Sarah, Tobias and I had a weekend on the Isle of Wight to catch-up with my family but I also hoped to get out and about a little. After a hideous wet day on 15th I decided to head for St. Catherine's Point early on the 16th for a bit of seawatching even though the wind was firmly in the west, this was a last ditch attempt to see Pomarine Skua this spring after several failed attempts at Hurst Spit and Milford on Sea but it was not to be and the spring could well be Pom-less. There was little moving in the two hours that I gave it, 125 Gannet, six Manx Shearwater, two Sandwich Tern and four Kittiwake all moving east. I decided to have a stomp around the bushes but again it seemed pretty quiet with two Lesser Whitethroat, a Reed Warbler and a single Spotted Flycatcher. A Red Squirrel showed very well at the top of the lighthouse road, a species I have only seen on a handful of times at St. Catherine's.
The 16th was spent with my family and I had a very welcome lie-in for a change. I was back at St. Catherine's Point on 17th in a south-west and again didn't expect to see a great deal - although the hope for a Pom was ever present.
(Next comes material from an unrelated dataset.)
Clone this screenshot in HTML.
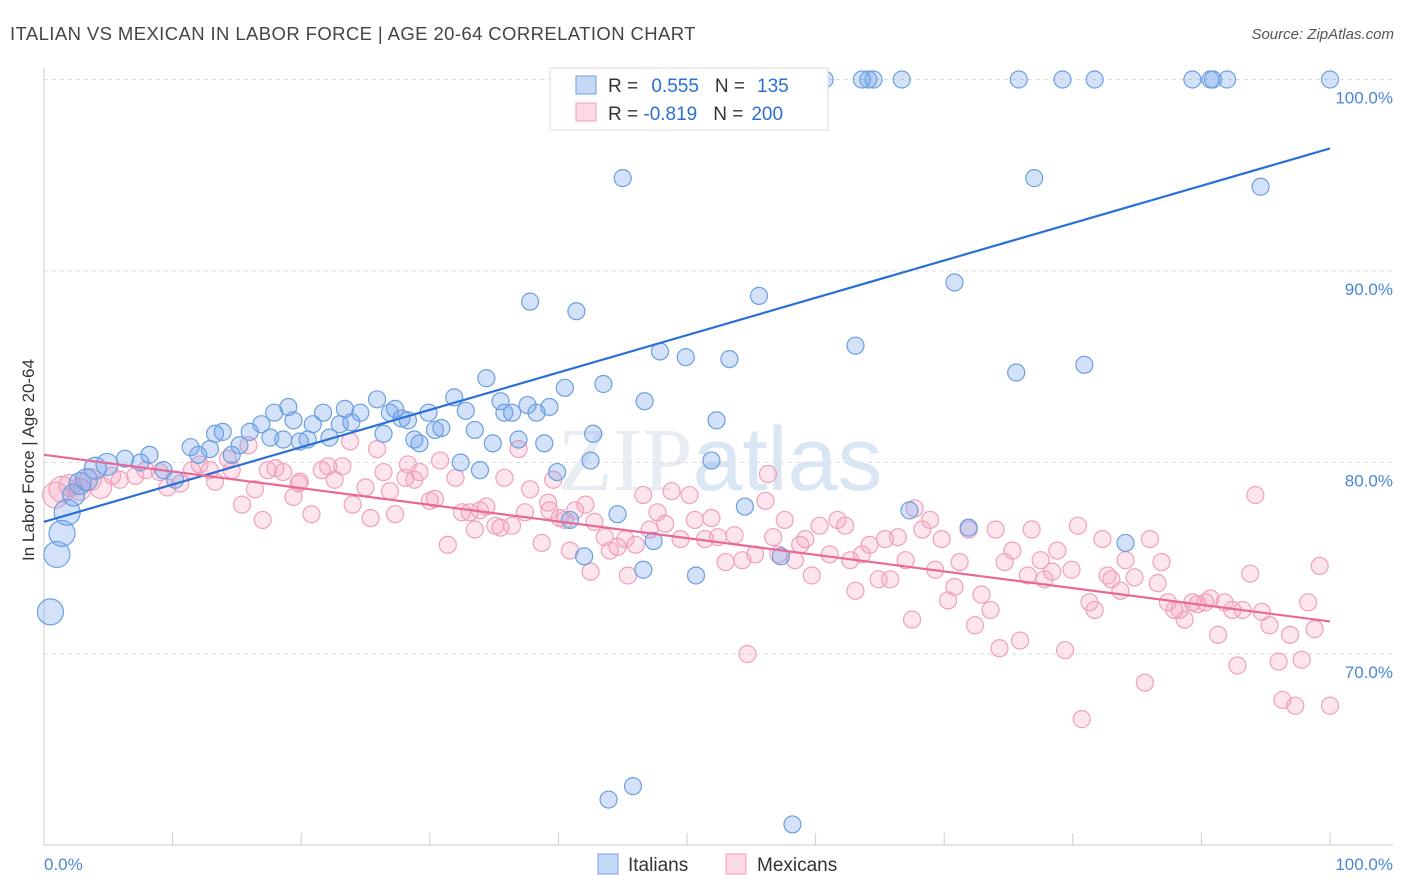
<!DOCTYPE html>
<html><head><meta charset="utf-8"><style>
body{margin:0;background:#fff;font-family:"Liberation Sans",sans-serif;}
#c{position:relative;width:1406px;height:892px;overflow:hidden;}
</style></head><body>
<div id="c">
<svg id="s" width="1406" height="892" xmlns="http://www.w3.org/2000/svg">
<text x="10" y="40" font-size="18.5" letter-spacing="0.4" fill="#444">ITALIAN VS MEXICAN IN LABOR FORCE | AGE 20-64 CORRELATION CHART</text>
<text x="1394" y="39" font-size="15" fill="#555" font-style="italic" text-anchor="end">Source: ZipAtlas.com</text>
<text x="720" y="490" font-size="90" fill="#e8edf3" text-anchor="middle" font-family="Liberation Serif">ZIP<tspan font-family="Liberation Sans" fill="#dbe6f4">atlas</tspan></text>
<g id="grid"></g>
<line x1="44" y1="68" x2="44" y2="845" stroke="#ccc"/>
<line x1="44" y1="845" x2="1393" y2="845" stroke="#ccc"/>
<g id="xt"></g>
<text x="34" y="460" font-size="17" fill="#333" text-anchor="middle" transform="rotate(-90 34 460)">In Labor Force | Age 20-64</text>
<text x="44" y="870" font-size="17" fill="#4a86d8">0.0%</text>
<text x="1393" y="870" font-size="17" fill="#4a86d8" text-anchor="end">100.0%</text>
<g id="pink"></g>
<g id="blue"></g>
<g id="trend"></g>
<g>
<rect x="550" y="68" width="278" height="62" fill="#fff" stroke="#ddd"/>
<rect x="576" y="76" width="20" height="18" fill="rgba(110,160,235,0.4)" stroke="#6b9fe0"/>
<rect x="576" y="103" width="20" height="18" fill="rgba(245,160,190,0.4)" stroke="#f0a0bb"/>
<text x="608" y="92" font-size="19" fill="#333">R = <tspan fill="#2a6fd6" dx="8">0.555</tspan><tspan dx="16">N =</tspan><tspan fill="#2a6fd6" dx="12">135</tspan></text>
<text x="608" y="120" font-size="19" fill="#333">R = <tspan fill="#2a6fd6">-0.819</tspan><tspan dx="16">N =</tspan><tspan fill="#2a6fd6" dx="8">200</tspan></text>
</g>
<g>
<rect x="598" y="854" width="20" height="20" fill="rgba(110,160,235,0.4)" stroke="#6b9fe0"/>
<text x="628" y="871" font-size="19" fill="#333">Italians</text>
<rect x="726" y="854" width="20" height="20" fill="rgba(245,160,190,0.4)" stroke="#f0a0bb"/>
<text x="757" y="871" font-size="19" fill="#333">Mexicans</text>
</g>
</svg>
</div>
<script>
const yTicks=[100,90,80,70];
const yTickLabels=["100.0%","90.0%","80.0%","70.0%"];
const xTicks=[10,20,30,40,50,60,70,80,90,100];
const blueX=[42.8,44.8,47.5,51.0,51.4,55.7,56.5,60.7,63.6,64.1,64.5,66.7,75.8,79.2,81.7,89.3,90.7,90.9,92.0,100,
45.0,77.0,94.6,37.8,41.4,55.6,70.8,47.9,49.9,53.3,63.1,75.6,80.9,34.4,40.5,43.5,46.7,52.3,42.7,42.5,51.9,39.9,32.4,33.9,40.9,44.6,42.0,46.6,47.4,50.7,54.5,57.3,67.3,71.9,84.1,43.9,45.8,58.2,
0.5,1.0,1.4,1.8,2.3,2.8,3.3,4.0,4.9,6.3,7.5,8.2,9.3,10.2,11.4,12.0,12.9,13.3,13.9,14.6,15.2,16.0,16.9,17.6,17.9,18.6,19.0,19.4,19.9,20.5,20.9,21.7,22.2,23.0,23.4,23.9,24.6,25.9,26.4,26.9,27.3,27.8,28.3,28.8,29.2,29.9,30.4,30.9,31.9,32.8,33.5,34.9,35.5,35.8,36.4,36.9,37.6,38.3,38.9,39.3];
const blueY=[100,100,100,100,100,100,100,100,100,100,100,100,100,100,100,100,100,100,100,100,
94.85,94.85,94.4,88.4,87.9,88.7,89.4,85.8,85.5,85.4,86.1,84.7,85.1,84.4,83.9,84.1,83.2,82.2,81.5,80.1,80.1,79.5,80.0,79.6,77.0,77.3,75.1,74.4,75.9,74.1,77.7,75.1,77.5,76.6,75.8,62.4,63.1,61.1,
72.2,75.2,76.3,77.4,78.3,78.9,79.1,79.7,79.9,80.2,80.0,80.4,79.6,79.1,80.8,80.4,80.7,81.5,81.6,80.4,80.9,81.6,82.0,81.3,82.6,81.2,82.9,82.2,81.1,81.2,82.0,82.6,81.3,82.0,82.8,82.1,82.6,83.3,81.5,82.6,82.8,82.3,82.2,81.2,81.0,82.6,81.7,81.8,83.4,82.7,81.7,81.0,83.2,82.6,82.6,81.2,83.0,82.6,81.0,82.9];
const pinkX=[0.9,1.4,2.0,2.8,3.6,4.4,5.3,5.9,7.1,7.9,9.0,9.6,10.6,11.5,12.1,12.9,13.3,14.3,14.6,15.4,15.9,16.4,17.0,17.4,18.0,18.6,19.4,19.8,19.9,20.8,21.6,22.1,22.6,23.2,23.8,24.0,25.0,25.4,25.9,26.4,26.9,27.3,28.1,28.3,28.8,29.2,30.0,30.4,30.8,31.4,32.0,32.5,33.1,33.5,33.9,34.4,35.1,35.5,35.8,36.4,36.9,37.4,37.8,38.7,39.2,39.3,39.6,40.1,40.5,40.9,41.3,42.1,42.5,42.8,43.6,44.0,44.6,45.2,45.4,46.0,46.6,47.1,47.7,48.3,48.8,49.5,50.2,50.6,51.4,51.9,52.4,53.0,53.7,54.3,54.7,55.3,56.1,56.3,56.7,57.1,57.6,58.4,58.8,59.2,59.7,60.3,61.1,61.7,62.3,62.7,63.1,63.6,64.2,64.9,65.4,65.8,66.4,67.0,67.5,67.7,68.3,68.9,69.3,69.8,70.3,70.8,71.2,71.9,72.4,72.9,73.6,74.0,74.3,74.7,75.3,75.9,76.5,76.8,77.5,77.8,78.4,78.8,79.4,79.9,80.4,80.7,81.3,81.7,82.3,82.7,83.0,83.7,84.1,84.8,85.6,86.0,86.6,86.9,87.4,87.9,88.3,88.7,89.3,89.7,90.3,90.7,91.3,91.8,92.4,92.8,93.2,93.8,94.2,94.7,95.3,96.0,96.3,96.9,97.3,97.8,98.3,98.8,99.2,100];
const pinkY=[78.3,78.6,78.8,78.6,79.1,78.7,79.3,79.1,79.3,79.6,79.5,78.7,78.9,79.6,79.9,79.6,79.0,80.2,79.6,77.8,80.9,78.6,77.0,79.6,79.7,79.5,78.2,78.9,79.0,77.3,79.6,79.8,79.1,79.8,81.1,77.8,78.7,77.1,80.7,79.5,78.5,77.3,79.2,79.9,79.1,79.5,78.0,78.1,80.1,75.7,79.2,77.4,77.4,76.5,77.5,77.7,76.7,76.6,79.2,76.7,80.7,77.4,78.6,75.8,77.9,77.5,79.1,77.1,77.0,75.4,77.5,77.8,74.3,76.9,76.1,75.4,75.6,76.0,74.1,75.7,78.3,76.5,77.4,76.8,78.5,76.0,78.3,77.0,76.0,77.1,76.1,74.8,76.2,74.9,70.0,75.2,78.0,79.4,76.1,75.2,77.0,74.9,75.7,76.0,74.1,76.7,75.2,77.0,76.7,74.9,73.3,75.2,75.7,73.9,76.0,73.9,76.1,74.9,71.8,77.6,76.5,77.0,74.4,76.0,72.8,73.5,74.8,76.5,71.5,73.1,72.3,76.5,70.3,74.8,75.4,70.7,74.1,76.5,74.9,73.9,74.3,75.4,70.2,74.4,76.7,66.6,72.7,72.3,76.0,74.1,73.9,73.3,74.9,74.0,68.5,76.0,73.7,74.8,72.7,72.3,72.3,71.8,72.7,72.6,72.7,72.9,71.0,72.7,72.3,69.4,72.3,74.2,78.3,72.2,71.5,69.6,67.6,71.0,67.3,69.7,72.7,71.3,74.6,67.3];
const blueTrend=[76.9,96.4];
const pinkTrend=[80.4,71.7];
const NS="http://www.w3.org/2000/svg";
function sx(v){return 44+v*12.86;}
function sy(v){return 79.5+(100-v)*19.15;}
function mk(t,a){const e=document.createElementNS(NS,t);for(const k in a)e.setAttribute(k,a[k]);return e;}
const grid=document.getElementById('grid');
yTicks.forEach((v,i)=>{
 const l=mk('line',{x1:44,x2:1393,y1:sy(v),y2:sy(v),stroke:'#ddd','stroke-dasharray':'4,4'});
 
 
 grid.appendChild(l);
 const t=mk('text',{x:1393,y:sy(v)+24,'font-size':17,fill:'#4a86d8','text-anchor':'end'});
 t.textContent=yTickLabels[i];
 
 
 grid.appendChild(t);
});
const xt=document.getElementById('xt');
xTicks.forEach(v=>{
 const l=mk('line',{x1:sx(v),x2:sx(v),y1:833,y2:845,stroke:'#ccc'});
 
 
 xt.appendChild(l);
});
function rad(x){return x<2?13:(x<5?11:8.5);}
const pg=document.getElementById('pink');
pinkX.forEach((x,i)=>{
 const c=mk('circle',{cx:sx(x),cy:sy(pinkY[i]),r:rad(x),fill:'rgba(245,160,190,0.28)',stroke:'#f0a0bb','stroke-width':1.2});
 
 
 pg.appendChild(c);
});
const bg=document.getElementById('blue');
blueX.forEach((x,i)=>{
 const c=mk('circle',{cx:sx(x),cy:sy(blueY[i]),r:rad(x),fill:'rgba(110,160,235,0.3)',stroke:'#6b9fe0','stroke-width':1.2});
 
 
 bg.appendChild(c);
});
const tg=document.getElementById('trend');
const bl=mk('line',{x1:sx(0),y1:sy(blueTrend[0]),x2:sx(100),y2:sy(blueTrend[1]),stroke:'#2a6fd6','stroke-width':2.2});


tg.appendChild(bl);
const pl=mk('line',{x1:sx(0),y1:sy(pinkTrend[0]),x2:sx(100),y2:sy(pinkTrend[1]),stroke:'#e8689a','stroke-width':2.2});


tg.appendChild(pl);
</script>
</body></html>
One Manx Shearwater moving west, a handful of Gannet and six Common Scoter east was all that was seen in two hours of watching so I gave up and wandered the bushes but it was very slow going. I decided to have a quick dash in the now sunny conditions to one of my favourite butterfly spots and one that I have been visiting for around 20 years now, Brook and Compton Downs. This site is a fantastic expanse of chalk downland owned and managed by the National Trust. I parked in the small car park near to Brook Hill House at SZ 3947 8506 and walked west along the foot of the downs to approximately SZ 3853 8513. The track running along the foot of the downs faces south and rapidly warms in the morning and it is an excellent location to see many of the species present. The first section of path supports a colony of Wall Brown, a very localised species in Hampshire now, and it was good to see around five on the wing. Dingy Skipper were abundant with perhaps 35 seen.
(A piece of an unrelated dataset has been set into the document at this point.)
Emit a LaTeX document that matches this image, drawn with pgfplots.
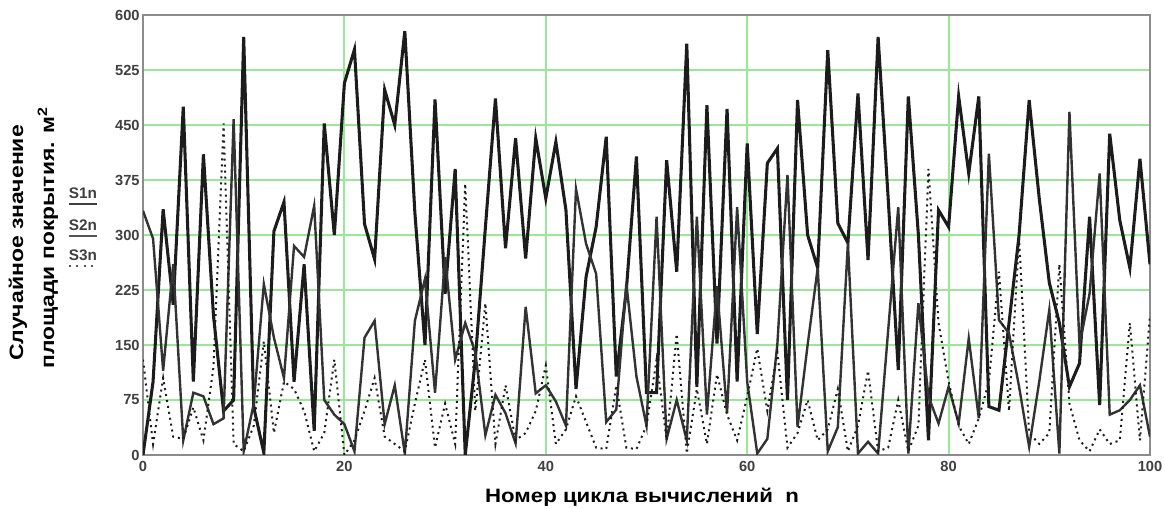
\documentclass[border=0pt]{standalone}
\usepackage{pgfplots}
\pgfplotsset{compat=1.18}
\usepackage{pgfplotstable}
\usepackage{fontspec}
\setmainfont{Liberation Sans}
\definecolor{gridg}{HTML}{98E898}
\definecolor{linek}{HTML}{1C1C1C}
\definecolor{framec}{HTML}{8C8C8C}
\pgfplotstableread{
n S1 S2 S3
0 0 333 130
1 100 295 15
2 335 115 105
3 205 260 25
4 475 20 22
5 100 85 65
6 410 80 20
7 190 42 120
8 60 50 452
9 75 458 15
10 570 5 5
11 65 70 40
12 3 233 155
13 305 160 30
14 345 105 100
15 100 285 90
16 260 270 60
17 33 340 5
18 452 75 30
19 300 55 130
20 507 42 0
21 553 5 20
22 315 160 60
23 267 183 105
24 498 42 25
25 450 95 15
26 578 2 5
27 330 183 70
28 150 240 130
29 485 85 10
30 220 270 70
31 390 130 15
32 0 180 370
33 130 140 60
34 310 27 207
35 486 82 15
36 282 57 95
37 432 16 20
38 268 202 30
39 432 84 60
40 350 95 122
41 427 73 15
42 334 40 35
43 90 363 80
44 243 288 45
45 311 247 10
46 434 45 8
47 107 62 95
48 225 234 10
49 407 107 8
50 85 40 40
51 85 325 130
52 402 22 20
53 250 75 165
54 561 20 2
55 93 325 90
56 477 55 15
57 152 230 110
58 472 57 55
59 100 338 20
60 425 100 80
61 165 2 145
62 398 22 60
63 418 152 140
64 75 382 10
65 484 38 30
66 300 150 75
67 255 255 20
68 552 5 35
69 316 38 90
70 289 289 5
71 493 2 40
72 266 18 115
73 570 2 5
74 350 170 10
75 116 338 75
76 489 2 5
77 300 207 40
78 20 80 390
79 334 43 180
80 311 93 100
81 489 43 40
82 384 159 15
83 489 50 50
84 66 411 100
85 61 184 250
86 180 166 60
87 300 93 295
88 484 11 30
89 350 100 15
90 235 198 30
91 180 2 260
92 93 468 70
93 125 150 20
94 325 220 5
95 68 384 35
96 438 55 15
97 320 61 20
98 255 75 180
99 404 95 20
100 260 25 190
}\datatable
\begin{document}
\begin{tikzpicture}[x=0.75pt,y=0.75pt]
\path[use as bounding box] (0,0) rectangle (1165,509);
\begin{axis}[
  at={(107.25pt,40.5pt)}, anchor=south west,
  scale only axis, width=755.25pt, height=330pt,
  xmin=0, xmax=100, ymin=0, ymax=600,
  xtick={0,20,40,60,80,100},
  ytick={0,75,150,225,300,375,450,525,600},
  grid=major,
  major grid style={gridg, line width=1.4pt},
  axis line style={framec, line width=1.5pt},
  tick style={draw=none},
  tick label style={font=\fontsize{11}{12}\selectfont\bfseries, text=black!75},
  /pgf/number format/assume math mode=true,
  xticklabel style={yshift=-1pt},
  yticklabel style={xshift=1pt},
  clip=true,
]
\addplot[linek, line width=2.3pt, line join=miter, miter limit=10] table[x=n,y=S1] {\datatable};
\addplot[linek!90, line width=1.8pt, line join=miter, miter limit=10] table[x=n,y=S2] {\datatable};
\addplot[linek, line width=1.5pt, dash pattern=on 1.5pt off 3pt] table[x=n,y=S3] {\datatable};
\end{axis}
\node[font=\fontsize{14.5}{16}\selectfont\bfseries, anchor=center] at (642,12) {\scalebox{1.15}[1]{Номер цикла вычислений\ \ n}};
\node[font=\fontsize{14.5}{16}\selectfont\bfseries, rotate=90] at (18,266) {\scalebox{1.19}[1]{Случайное значение}};
\node[font=\fontsize{14.5}{16}\selectfont\bfseries, rotate=90] at (48,271) {\scalebox{1.18}[1]{площади покрытия. м$^{\mathbf{2}}$}};
\node[font=\fontsize{11.5}{13}\selectfont\bfseries, text=black!75] at (83,316) {S1n};
\draw[linek!85, line width=2.2pt] (69,305) -- (97,305);
\node[font=\fontsize{11.5}{13}\selectfont\bfseries, text=black!75] at (83,284) {S2n};
\draw[linek!75, line width=1.8pt] (69,273) -- (97,273);
\node[font=\fontsize{11.5}{13}\selectfont\bfseries, text=black!75] at (83,254) {S3n};
\draw[linek!75, line width=1.5pt, dash pattern=on 1.5pt off 4pt] (69,243) -- (97,243);
\end{tikzpicture}
\end{document}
Buzzard - Two at Brook Down kept an eye on what I was doing
Stoat - This animal ran up the path towards me and was a little shocked to see me standing there
At my most westerly location at SZ 3853 8513 there is a small quarry and this is an excellent location for Small Blue and around 15 were present, some of which had clearly very recently emerged. This is a good location for Adonis Blue but despite hunting high and low none were to be seen, my first Common Blue of the year was a welcome sight though. Walking back to the car, I followed one of the many livestock paths that contours the down. I scanned the bramble bushes and eventually picked out a Green Hairstreak, this is a species that is relatively common on the scattered scrub on the downs but can be somewhat elusive unless one knows the traditional patches of scrub where they occur.
Brook and Compton Down looking north-west to Freshwater Bay and Tennyson Down
I spent the last 30 minutes in the quarry by the carpark, this is a fantastic little spot for a diversity of butterflies and have have spent many hours here in the past. Grizzled Skipper, Dingy Skipper, Common Blue, Adonis Blue, Small Heath, Peacock and Wall Brown were all on the wing here.